What needs to be done —
Determine how many lines contain the string "matplotlib". Reply with that figure and nothing else.

Given data —

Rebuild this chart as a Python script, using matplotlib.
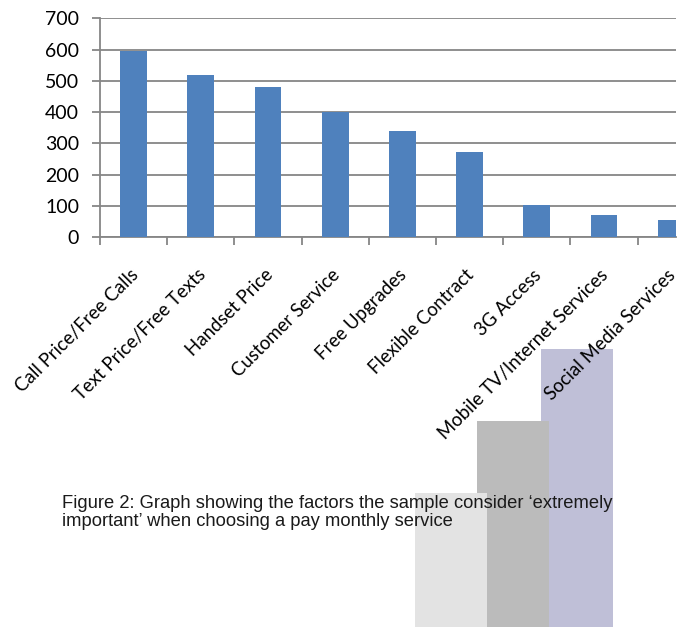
import numpy as np
import matplotlib
matplotlib.use("Agg")
import matplotlib.pyplot as plt
from matplotlib.patches import Rectangle

# factors rated 'extremely important' for a pay monthly service
factors = ["Call Price/Free Calls", "Text Price/Free Texts", "Handset Price",
           "Customer Service", "Free Upgrades", "Flexible Contract",
           "3G Access", "Mobile TV/Internet Services", "Social Media Services"]
counts = [595, 519, 480, 401, 339, 272, 102, 70, 54]
yticks = [0, 100, 200, 300, 400, 500, 600, 700]

caption = ("Figure 2: Graph showing the factors the sample consider \u2018extremely\n"
           "important\u2019 when choosing a pay monthly service")

W, H = 680, 627
fig = plt.figure(figsize=(W / 100, H / 100), dpi=100)
grey = "#868686"

# decorative blocks behind the caption (back to front)
for x0, x1, y0, c in [(541, 613, 349, "#bfbfd7"),
                      (477, 549, 421, "#bbbbbb"),
                      (415, 487, 493, "#e3e3e3")]:
    fig.add_artist(Rectangle((x0 / W, 0), (x1 - x0) / W, 1 - y0 / H,
                             transform=fig.transFigure, color=c, lw=0, zorder=0))

ax = fig.add_axes([100 / W, 1 - 237 / H, 576 / W, (237 - 18.3) / H])
ax.patch.set_alpha(0)
x = np.arange(len(factors))
ax.bar(x, counts, width=0.4, color="#4f81bd", zorder=3)

ax.set_yticks(yticks)
ax.set_yticklabels([str(v) for v in yticks], fontsize=14, family="Lato")
ax.yaxis.grid(True, color=grey, lw=1.3, zorder=1)
ax.set_axisbelow(True)

# category boundary ticks on the x axis
ax.set_xticks(np.arange(len(factors) + 1) - 0.5)
ax.set_xticklabels([])
ax.tick_params(axis="x", direction="out", length=6, width=1.3, color=grey)
ax.tick_params(axis="y", direction="out", length=6, width=1.3, color=grey, pad=9)

# the plot runs past the right edge, so the last category is cut off
ax.set_ylim(0, 700)
ax.set_xlim(-0.5, -0.5 + 576 / 67.2)

for s in ["top", "right"]:
    ax.spines[s].set_visible(False)
for s in ["left", "bottom"]:
    ax.spines[s].set_color(grey)
    ax.spines[s].set_linewidth(1.3)

for i, lab in enumerate(factors):
    ax.annotate(lab, xy=(i, 0), xycoords=("data", "axes fraction"),
                xytext=(-3, -21), textcoords="offset points",
                rotation=45, ha="right", va="top", rotation_mode="anchor",
                fontsize=13.4, family="Lato", annotation_clip=False, zorder=5)

fig.text(62 / W, 1 - 526 / H, caption, fontsize=13.2, family="Liberation Sans",
         color="#1a1a1a", va="baseline", linespacing=1.1, zorder=6)

fig.savefig("out.png", dpi=100)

Correct output —
5